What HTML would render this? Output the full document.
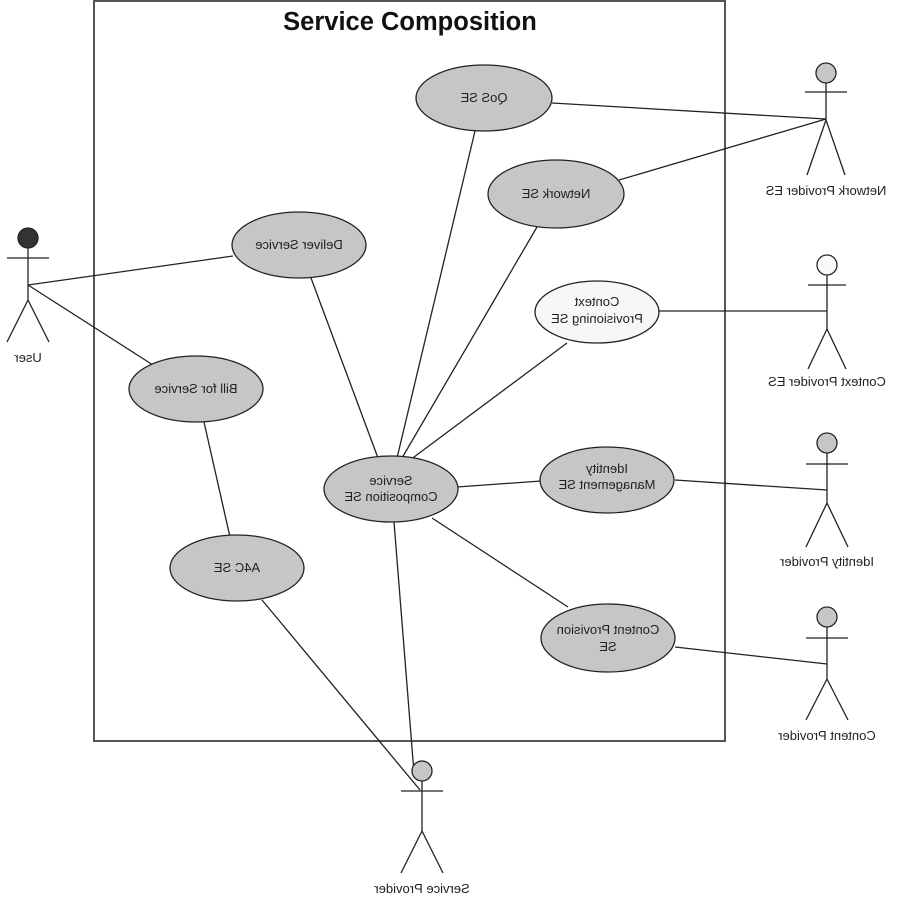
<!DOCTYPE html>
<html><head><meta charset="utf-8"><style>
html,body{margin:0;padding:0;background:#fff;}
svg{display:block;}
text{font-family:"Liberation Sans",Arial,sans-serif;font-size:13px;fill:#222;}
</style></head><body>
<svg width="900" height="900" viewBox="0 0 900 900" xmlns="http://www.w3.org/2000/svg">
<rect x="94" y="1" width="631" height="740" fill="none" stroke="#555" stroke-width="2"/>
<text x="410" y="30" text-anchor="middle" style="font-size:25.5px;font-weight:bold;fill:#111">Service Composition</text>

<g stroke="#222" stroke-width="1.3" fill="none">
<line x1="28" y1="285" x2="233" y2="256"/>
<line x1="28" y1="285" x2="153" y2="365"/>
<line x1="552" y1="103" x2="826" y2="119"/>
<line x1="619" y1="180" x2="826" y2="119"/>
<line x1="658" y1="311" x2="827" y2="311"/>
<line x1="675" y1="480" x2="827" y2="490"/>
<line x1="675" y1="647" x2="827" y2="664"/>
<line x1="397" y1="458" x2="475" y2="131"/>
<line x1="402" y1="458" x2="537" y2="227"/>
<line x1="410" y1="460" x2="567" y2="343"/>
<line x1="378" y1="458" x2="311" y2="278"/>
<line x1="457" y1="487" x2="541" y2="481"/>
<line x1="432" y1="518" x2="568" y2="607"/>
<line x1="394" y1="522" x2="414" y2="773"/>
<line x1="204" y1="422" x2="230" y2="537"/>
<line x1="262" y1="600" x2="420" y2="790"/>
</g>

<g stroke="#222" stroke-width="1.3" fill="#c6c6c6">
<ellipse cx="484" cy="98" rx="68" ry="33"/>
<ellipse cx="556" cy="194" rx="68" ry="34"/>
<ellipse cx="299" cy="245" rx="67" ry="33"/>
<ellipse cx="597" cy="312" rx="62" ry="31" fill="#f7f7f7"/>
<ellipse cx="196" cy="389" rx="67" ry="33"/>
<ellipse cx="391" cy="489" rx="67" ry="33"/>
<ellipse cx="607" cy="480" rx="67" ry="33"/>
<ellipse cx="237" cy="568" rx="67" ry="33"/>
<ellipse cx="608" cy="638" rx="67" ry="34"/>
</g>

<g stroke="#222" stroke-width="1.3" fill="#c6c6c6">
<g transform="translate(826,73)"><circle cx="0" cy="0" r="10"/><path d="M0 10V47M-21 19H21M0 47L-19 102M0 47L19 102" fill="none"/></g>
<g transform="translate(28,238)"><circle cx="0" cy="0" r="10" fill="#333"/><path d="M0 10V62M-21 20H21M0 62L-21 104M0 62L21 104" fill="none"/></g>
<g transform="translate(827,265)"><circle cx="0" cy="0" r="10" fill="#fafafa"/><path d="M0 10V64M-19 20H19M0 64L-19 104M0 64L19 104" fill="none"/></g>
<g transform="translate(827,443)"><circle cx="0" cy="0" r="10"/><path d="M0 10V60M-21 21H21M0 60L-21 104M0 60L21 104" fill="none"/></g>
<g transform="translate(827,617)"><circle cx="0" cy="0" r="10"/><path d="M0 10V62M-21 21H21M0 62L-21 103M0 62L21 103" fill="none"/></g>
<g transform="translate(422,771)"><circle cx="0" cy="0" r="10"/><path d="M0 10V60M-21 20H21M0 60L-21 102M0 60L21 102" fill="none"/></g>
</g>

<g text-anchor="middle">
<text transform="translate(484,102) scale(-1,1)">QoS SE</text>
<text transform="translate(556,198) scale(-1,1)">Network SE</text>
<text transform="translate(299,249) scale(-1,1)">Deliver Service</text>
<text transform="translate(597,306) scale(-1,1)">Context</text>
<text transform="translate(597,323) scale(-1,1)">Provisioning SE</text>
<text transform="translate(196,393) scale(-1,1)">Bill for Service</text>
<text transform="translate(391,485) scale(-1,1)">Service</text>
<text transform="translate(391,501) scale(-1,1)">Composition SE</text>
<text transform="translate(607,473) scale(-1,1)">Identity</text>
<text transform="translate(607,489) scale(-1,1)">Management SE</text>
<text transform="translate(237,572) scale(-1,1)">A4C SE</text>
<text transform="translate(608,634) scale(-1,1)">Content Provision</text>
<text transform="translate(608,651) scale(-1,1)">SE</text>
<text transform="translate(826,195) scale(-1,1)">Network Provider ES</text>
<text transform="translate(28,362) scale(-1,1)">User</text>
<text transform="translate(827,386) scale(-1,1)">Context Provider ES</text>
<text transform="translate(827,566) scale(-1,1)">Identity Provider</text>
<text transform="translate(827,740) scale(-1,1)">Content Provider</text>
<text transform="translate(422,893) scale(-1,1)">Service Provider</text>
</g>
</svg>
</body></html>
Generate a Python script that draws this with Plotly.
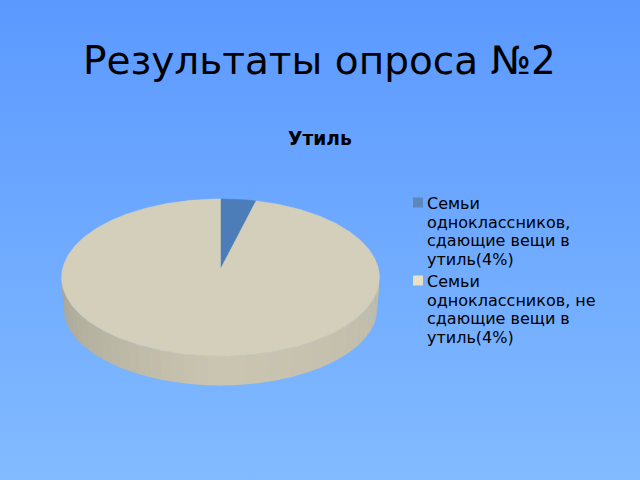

Task goal =>
Pictures are to be left out; repeat all the remaining data exactly.

Answer for this exercise =>
What HTML would render this? Output the full document.
<!DOCTYPE html>
<html><head><meta charset="utf-8"><style>
html,body{margin:0;padding:0;background:#fff;}
svg{display:block;}
text{font-family:"Liberation Sans",Arial,sans-serif;font-size:13px;fill:#222;}
</style></head><body>
<svg width="900" height="900" viewBox="0 0 900 900" xmlns="http://www.w3.org/2000/svg">
<rect x="94" y="1" width="631" height="740" fill="none" stroke="#555" stroke-width="2"/>
<text x="410" y="30" text-anchor="middle" style="font-size:25.5px;font-weight:bold;fill:#111">Service Composition</text>

<g stroke="#222" stroke-width="1.3" fill="none">
<line x1="28" y1="285" x2="233" y2="256"/>
<line x1="28" y1="285" x2="153" y2="365"/>
<line x1="552" y1="103" x2="826" y2="119"/>
<line x1="619" y1="180" x2="826" y2="119"/>
<line x1="658" y1="311" x2="827" y2="311"/>
<line x1="675" y1="480" x2="827" y2="490"/>
<line x1="675" y1="647" x2="827" y2="664"/>
<line x1="397" y1="458" x2="475" y2="131"/>
<line x1="402" y1="458" x2="537" y2="227"/>
<line x1="410" y1="460" x2="567" y2="343"/>
<line x1="378" y1="458" x2="311" y2="278"/>
<line x1="457" y1="487" x2="541" y2="481"/>
<line x1="432" y1="518" x2="568" y2="607"/>
<line x1="394" y1="522" x2="414" y2="773"/>
<line x1="204" y1="422" x2="230" y2="537"/>
<line x1="262" y1="600" x2="420" y2="790"/>
</g>

<g stroke="#222" stroke-width="1.3" fill="#c6c6c6">
<ellipse cx="484" cy="98" rx="68" ry="33"/>
<ellipse cx="556" cy="194" rx="68" ry="34"/>
<ellipse cx="299" cy="245" rx="67" ry="33"/>
<ellipse cx="597" cy="312" rx="62" ry="31" fill="#f7f7f7"/>
<ellipse cx="196" cy="389" rx="67" ry="33"/>
<ellipse cx="391" cy="489" rx="67" ry="33"/>
<ellipse cx="607" cy="480" rx="67" ry="33"/>
<ellipse cx="237" cy="568" rx="67" ry="33"/>
<ellipse cx="608" cy="638" rx="67" ry="34"/>
</g>

<g stroke="#222" stroke-width="1.3" fill="#c6c6c6">
<g transform="translate(826,73)"><circle cx="0" cy="0" r="10"/><path d="M0 10V47M-21 19H21M0 47L-19 102M0 47L19 102" fill="none"/></g>
<g transform="translate(28,238)"><circle cx="0" cy="0" r="10" fill="#333"/><path d="M0 10V62M-21 20H21M0 62L-21 104M0 62L21 104" fill="none"/></g>
<g transform="translate(827,265)"><circle cx="0" cy="0" r="10" fill="#fafafa"/><path d="M0 10V64M-19 20H19M0 64L-19 104M0 64L19 104" fill="none"/></g>
<g transform="translate(827,443)"><circle cx="0" cy="0" r="10"/><path d="M0 10V60M-21 21H21M0 60L-21 104M0 60L21 104" fill="none"/></g>
<g transform="translate(827,617)"><circle cx="0" cy="0" r="10"/><path d="M0 10V62M-21 21H21M0 62L-21 103M0 62L21 103" fill="none"/></g>
<g transform="translate(422,771)"><circle cx="0" cy="0" r="10"/><path d="M0 10V60M-21 20H21M0 60L-21 102M0 60L21 102" fill="none"/></g>
</g>

<g text-anchor="middle">
<text transform="translate(484,102) scale(-1,1)">QoS SE</text>
<text transform="translate(556,198) scale(-1,1)">Network SE</text>
<text transform="translate(299,249) scale(-1,1)">Deliver Service</text>
<text transform="translate(597,306) scale(-1,1)">Context</text>
<text transform="translate(597,323) scale(-1,1)">Provisioning SE</text>
<text transform="translate(196,393) scale(-1,1)">Bill for Service</text>
<text transform="translate(391,485) scale(-1,1)">Service</text>
<text transform="translate(391,501) scale(-1,1)">Composition SE</text>
<text transform="translate(607,473) scale(-1,1)">Identity</text>
<text transform="translate(607,489) scale(-1,1)">Management SE</text>
<text transform="translate(237,572) scale(-1,1)">A4C SE</text>
<text transform="translate(608,634) scale(-1,1)">Content Provision</text>
<text transform="translate(608,651) scale(-1,1)">SE</text>
<text transform="translate(826,195) scale(-1,1)">Network Provider ES</text>
<text transform="translate(28,362) scale(-1,1)">User</text>
<text transform="translate(827,386) scale(-1,1)">Context Provider ES</text>
<text transform="translate(827,566) scale(-1,1)">Identity Provider</text>
<text transform="translate(827,740) scale(-1,1)">Content Provider</text>
<text transform="translate(422,893) scale(-1,1)">Service Provider</text>
</g>
</svg>
</body></html>
Generate a Python script that draws this with Plotly.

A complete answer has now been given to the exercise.